Social's gotten easier in the obvious way and harder in the same way as everything else. You can spin up posts about available names or sold names or some lesson you learned, and if you're promoting inventory that saves time. But if it sounds like every other AI post in the feed, people scroll right past it. The posts that still work sound like a person with an actual opinion, not a calendar getting filled.

Which is probably the real theme, if there is one. AI made the easy parts easier. Writing, research, logos, landing pages, all faster. But making the easy parts easier just makes the hard parts count for more. Discipline counts for more. Taste counts for more. Knowing what not to buy, knowing when a slick presentation is hiding a weak name, knowing when a trend has legs and when it's just everybody copying everybody. None of that got automated.

The thing to watch out for is mistaking motion for movement. Generating five hundred names feels productive. Registering the best two, or honestly none of them, is the actual skill, and it doesn't feel like much while you're doing it.

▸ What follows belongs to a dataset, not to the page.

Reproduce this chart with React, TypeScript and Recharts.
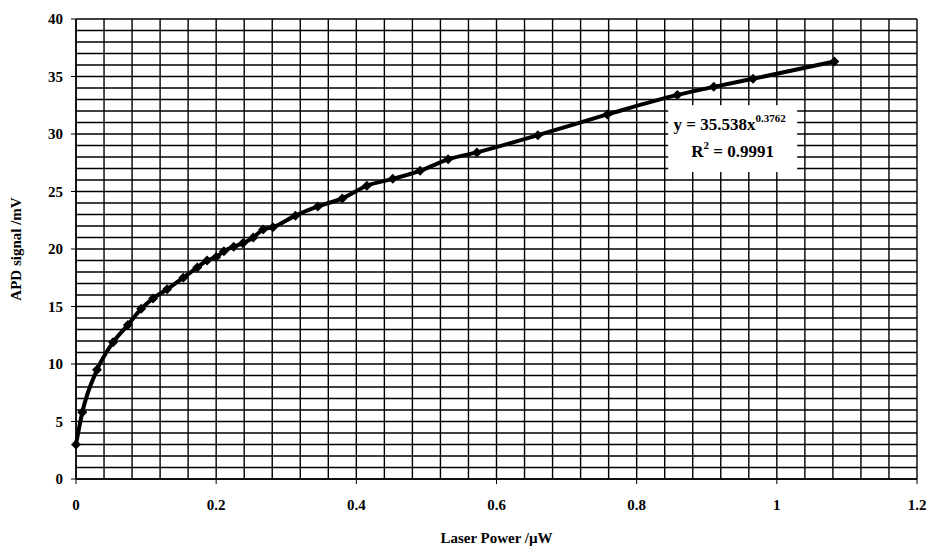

I still use these tools every day. Research, then verify. Brainstorm, then delete most of it. Draft the pitch, then make it sound like me. I just try to keep my hands on the wheel, and I don't always manage that either, which is how I ended up renewing a name on a robot's say-so.

The name's up again in a few months. We'll see if I've learned anything or if it ends up as an opportunity for someone else on NotRenewing.com.